◆ Dataset records ◆
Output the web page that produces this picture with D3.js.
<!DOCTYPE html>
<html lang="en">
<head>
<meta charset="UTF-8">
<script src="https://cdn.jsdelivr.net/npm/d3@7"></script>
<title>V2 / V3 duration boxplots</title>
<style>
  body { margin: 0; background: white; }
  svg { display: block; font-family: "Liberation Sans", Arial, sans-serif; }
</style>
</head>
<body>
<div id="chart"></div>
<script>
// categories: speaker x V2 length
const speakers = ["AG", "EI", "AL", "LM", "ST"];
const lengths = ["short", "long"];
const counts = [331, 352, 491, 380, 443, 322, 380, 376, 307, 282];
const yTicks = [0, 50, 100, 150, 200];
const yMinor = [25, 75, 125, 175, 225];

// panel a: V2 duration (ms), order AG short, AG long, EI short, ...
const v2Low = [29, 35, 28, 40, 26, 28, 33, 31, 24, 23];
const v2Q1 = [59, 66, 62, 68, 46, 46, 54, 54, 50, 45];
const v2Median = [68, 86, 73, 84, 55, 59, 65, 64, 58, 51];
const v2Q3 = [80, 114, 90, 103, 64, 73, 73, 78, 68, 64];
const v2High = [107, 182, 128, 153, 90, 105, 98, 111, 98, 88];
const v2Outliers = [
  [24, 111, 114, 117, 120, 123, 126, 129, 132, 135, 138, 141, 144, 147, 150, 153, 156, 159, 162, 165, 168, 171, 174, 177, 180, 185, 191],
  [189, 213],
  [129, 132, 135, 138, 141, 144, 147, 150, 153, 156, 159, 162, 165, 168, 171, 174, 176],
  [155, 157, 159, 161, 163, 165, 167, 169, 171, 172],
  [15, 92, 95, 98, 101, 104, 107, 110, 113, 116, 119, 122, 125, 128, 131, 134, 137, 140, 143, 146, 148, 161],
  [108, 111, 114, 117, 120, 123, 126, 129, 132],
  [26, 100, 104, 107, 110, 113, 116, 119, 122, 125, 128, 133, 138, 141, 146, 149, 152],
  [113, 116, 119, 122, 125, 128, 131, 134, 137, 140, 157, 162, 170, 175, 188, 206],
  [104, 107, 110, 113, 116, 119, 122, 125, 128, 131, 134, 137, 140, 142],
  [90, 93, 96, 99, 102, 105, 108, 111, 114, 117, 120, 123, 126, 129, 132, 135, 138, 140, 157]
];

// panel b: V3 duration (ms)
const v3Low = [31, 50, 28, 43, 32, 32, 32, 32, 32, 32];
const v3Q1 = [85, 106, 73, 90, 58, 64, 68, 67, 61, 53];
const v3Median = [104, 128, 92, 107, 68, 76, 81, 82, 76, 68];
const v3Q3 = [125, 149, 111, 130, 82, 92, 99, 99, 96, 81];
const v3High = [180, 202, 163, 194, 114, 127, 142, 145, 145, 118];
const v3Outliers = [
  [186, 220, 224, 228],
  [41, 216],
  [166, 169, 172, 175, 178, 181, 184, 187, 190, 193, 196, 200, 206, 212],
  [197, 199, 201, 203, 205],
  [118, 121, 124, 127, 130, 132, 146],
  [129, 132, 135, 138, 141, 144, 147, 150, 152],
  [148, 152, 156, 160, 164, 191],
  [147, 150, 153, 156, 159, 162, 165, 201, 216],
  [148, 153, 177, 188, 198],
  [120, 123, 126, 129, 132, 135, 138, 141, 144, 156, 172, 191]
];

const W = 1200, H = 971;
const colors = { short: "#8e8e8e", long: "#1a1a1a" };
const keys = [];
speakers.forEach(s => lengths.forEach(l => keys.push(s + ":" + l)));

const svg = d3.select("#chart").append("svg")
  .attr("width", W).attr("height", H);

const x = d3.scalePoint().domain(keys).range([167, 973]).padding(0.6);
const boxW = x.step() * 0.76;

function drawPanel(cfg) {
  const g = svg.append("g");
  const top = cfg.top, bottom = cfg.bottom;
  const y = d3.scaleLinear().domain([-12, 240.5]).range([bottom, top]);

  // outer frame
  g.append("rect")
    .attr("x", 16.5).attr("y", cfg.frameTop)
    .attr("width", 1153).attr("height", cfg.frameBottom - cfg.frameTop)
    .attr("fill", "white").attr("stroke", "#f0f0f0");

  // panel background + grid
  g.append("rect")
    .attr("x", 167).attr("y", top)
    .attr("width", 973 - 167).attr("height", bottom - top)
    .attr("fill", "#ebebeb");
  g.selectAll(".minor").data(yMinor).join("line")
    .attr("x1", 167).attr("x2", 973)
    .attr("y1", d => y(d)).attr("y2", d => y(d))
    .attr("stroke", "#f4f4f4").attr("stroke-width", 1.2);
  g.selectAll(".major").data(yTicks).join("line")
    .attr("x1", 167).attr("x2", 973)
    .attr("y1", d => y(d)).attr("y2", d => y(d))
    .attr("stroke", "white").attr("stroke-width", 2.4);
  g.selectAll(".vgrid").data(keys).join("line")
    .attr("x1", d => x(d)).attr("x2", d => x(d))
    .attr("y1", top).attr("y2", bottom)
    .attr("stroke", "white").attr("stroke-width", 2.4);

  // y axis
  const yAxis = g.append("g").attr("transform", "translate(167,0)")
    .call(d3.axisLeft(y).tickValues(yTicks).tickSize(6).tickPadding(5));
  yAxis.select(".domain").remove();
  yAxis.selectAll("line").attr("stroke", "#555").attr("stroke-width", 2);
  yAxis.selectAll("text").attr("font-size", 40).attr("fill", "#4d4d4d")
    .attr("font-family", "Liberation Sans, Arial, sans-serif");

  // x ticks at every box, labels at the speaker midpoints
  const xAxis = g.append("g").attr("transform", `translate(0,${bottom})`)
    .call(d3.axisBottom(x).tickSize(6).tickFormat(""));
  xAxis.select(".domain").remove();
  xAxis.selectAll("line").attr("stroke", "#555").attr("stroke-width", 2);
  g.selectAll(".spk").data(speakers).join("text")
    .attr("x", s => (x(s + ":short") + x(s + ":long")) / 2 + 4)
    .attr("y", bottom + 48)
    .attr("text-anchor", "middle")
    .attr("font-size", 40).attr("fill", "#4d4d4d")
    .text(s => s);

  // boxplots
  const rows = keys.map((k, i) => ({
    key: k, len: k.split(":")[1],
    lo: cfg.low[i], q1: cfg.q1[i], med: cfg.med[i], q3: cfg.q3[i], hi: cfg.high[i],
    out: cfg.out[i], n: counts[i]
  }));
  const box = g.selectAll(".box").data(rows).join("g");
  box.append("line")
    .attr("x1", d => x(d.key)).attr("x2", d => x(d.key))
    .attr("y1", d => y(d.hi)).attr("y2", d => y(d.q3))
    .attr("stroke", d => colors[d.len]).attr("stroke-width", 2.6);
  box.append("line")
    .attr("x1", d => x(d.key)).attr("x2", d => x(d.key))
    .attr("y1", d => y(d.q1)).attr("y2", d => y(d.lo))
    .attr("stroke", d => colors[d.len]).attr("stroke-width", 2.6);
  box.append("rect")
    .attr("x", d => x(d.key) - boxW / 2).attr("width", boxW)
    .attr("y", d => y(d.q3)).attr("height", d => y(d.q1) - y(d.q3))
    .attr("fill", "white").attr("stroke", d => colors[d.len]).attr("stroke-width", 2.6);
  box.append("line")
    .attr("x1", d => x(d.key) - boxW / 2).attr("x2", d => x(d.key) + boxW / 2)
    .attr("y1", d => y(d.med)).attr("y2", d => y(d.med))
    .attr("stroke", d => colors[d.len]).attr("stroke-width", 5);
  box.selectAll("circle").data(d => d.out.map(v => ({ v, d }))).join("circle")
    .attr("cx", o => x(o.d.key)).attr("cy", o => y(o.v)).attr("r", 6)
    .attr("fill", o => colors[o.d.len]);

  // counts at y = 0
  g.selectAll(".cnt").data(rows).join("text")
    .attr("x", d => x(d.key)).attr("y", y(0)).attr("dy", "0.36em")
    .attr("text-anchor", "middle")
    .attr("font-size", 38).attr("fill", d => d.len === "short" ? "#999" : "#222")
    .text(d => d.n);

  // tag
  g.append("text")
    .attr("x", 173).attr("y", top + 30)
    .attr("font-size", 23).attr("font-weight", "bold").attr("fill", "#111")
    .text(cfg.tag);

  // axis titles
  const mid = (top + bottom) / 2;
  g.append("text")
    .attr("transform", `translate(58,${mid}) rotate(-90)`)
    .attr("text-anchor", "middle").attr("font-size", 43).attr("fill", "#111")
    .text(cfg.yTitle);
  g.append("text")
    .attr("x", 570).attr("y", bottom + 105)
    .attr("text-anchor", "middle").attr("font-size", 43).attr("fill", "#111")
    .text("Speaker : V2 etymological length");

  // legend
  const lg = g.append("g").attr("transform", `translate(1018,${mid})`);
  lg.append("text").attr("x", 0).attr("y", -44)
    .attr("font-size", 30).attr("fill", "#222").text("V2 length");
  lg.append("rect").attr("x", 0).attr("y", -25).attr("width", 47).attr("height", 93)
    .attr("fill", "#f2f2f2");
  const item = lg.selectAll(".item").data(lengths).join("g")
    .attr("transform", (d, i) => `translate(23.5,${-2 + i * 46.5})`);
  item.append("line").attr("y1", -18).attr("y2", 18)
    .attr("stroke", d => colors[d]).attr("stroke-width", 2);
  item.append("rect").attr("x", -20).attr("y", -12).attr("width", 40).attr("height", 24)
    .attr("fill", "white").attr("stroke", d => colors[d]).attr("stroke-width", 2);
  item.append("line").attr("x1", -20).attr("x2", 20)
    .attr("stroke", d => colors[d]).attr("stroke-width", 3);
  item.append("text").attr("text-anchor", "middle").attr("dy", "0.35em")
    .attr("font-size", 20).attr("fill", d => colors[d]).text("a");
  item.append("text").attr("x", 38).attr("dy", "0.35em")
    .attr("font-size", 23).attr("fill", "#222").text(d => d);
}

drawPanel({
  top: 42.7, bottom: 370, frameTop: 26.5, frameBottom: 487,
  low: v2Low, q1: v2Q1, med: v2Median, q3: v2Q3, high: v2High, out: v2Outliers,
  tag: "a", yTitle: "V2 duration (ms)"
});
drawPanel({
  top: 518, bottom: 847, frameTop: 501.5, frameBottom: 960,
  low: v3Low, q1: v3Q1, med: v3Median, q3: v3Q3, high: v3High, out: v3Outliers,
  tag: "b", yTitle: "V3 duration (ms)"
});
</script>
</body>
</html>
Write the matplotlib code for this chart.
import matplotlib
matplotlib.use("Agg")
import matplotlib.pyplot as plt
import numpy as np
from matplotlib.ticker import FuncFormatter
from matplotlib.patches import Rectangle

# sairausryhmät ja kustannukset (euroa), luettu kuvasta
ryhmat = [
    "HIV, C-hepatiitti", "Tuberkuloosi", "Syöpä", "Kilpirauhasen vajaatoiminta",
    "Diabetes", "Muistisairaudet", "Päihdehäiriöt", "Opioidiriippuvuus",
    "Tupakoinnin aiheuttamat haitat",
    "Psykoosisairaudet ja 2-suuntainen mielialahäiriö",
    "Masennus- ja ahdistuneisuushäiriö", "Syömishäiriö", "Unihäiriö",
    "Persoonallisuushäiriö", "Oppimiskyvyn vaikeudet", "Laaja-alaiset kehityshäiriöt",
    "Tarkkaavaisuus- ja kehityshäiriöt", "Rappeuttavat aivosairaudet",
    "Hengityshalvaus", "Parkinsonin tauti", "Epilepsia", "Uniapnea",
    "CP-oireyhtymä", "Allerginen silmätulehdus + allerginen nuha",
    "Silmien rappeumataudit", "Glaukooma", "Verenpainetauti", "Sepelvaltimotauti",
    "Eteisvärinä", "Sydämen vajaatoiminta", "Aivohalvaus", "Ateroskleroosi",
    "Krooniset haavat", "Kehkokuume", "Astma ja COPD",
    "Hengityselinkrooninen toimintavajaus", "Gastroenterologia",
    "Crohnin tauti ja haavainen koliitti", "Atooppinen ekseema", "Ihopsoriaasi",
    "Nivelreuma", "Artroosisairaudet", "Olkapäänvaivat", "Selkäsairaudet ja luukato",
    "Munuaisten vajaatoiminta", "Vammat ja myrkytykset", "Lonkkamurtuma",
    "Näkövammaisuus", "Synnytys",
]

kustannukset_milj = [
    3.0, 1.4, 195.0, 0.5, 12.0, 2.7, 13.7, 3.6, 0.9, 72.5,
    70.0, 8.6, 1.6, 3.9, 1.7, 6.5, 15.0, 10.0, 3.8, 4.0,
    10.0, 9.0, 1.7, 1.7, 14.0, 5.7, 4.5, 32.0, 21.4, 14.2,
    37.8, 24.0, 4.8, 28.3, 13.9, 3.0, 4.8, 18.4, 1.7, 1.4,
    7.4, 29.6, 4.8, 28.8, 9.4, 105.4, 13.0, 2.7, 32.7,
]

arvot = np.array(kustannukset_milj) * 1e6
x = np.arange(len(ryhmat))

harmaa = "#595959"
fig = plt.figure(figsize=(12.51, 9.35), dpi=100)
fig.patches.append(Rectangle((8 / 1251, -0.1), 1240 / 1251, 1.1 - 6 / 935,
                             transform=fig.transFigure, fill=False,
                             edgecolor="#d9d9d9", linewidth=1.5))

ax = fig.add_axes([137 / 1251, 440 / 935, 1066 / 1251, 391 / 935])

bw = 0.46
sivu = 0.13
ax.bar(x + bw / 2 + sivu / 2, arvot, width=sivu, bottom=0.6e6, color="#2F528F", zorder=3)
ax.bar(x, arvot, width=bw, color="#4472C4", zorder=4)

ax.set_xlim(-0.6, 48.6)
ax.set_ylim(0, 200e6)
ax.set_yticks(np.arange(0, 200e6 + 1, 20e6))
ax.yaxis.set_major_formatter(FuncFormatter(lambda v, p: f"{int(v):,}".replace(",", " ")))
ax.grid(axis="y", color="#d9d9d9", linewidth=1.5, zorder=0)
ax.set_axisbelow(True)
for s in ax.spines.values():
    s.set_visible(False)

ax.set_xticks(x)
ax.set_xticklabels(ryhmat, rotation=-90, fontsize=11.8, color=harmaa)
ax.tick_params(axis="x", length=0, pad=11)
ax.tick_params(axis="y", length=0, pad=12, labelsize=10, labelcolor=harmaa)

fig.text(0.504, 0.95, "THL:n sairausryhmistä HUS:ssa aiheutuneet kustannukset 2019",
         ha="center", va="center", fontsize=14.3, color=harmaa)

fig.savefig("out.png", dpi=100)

◆ Your instructions ◆
Within the material above, extract exactly the lines that start at the line containing "Write the matplotlib code for this chart." and stop after the line containing "from matplotlib.patches import Rectangle", and only those.

◆ Reply ◆
Write the matplotlib code for this chart.
import matplotlib
matplotlib.use("Agg")
import matplotlib.pyplot as plt
import numpy as np
from matplotlib.ticker import FuncFormatter
from matplotlib.patches import Rectangle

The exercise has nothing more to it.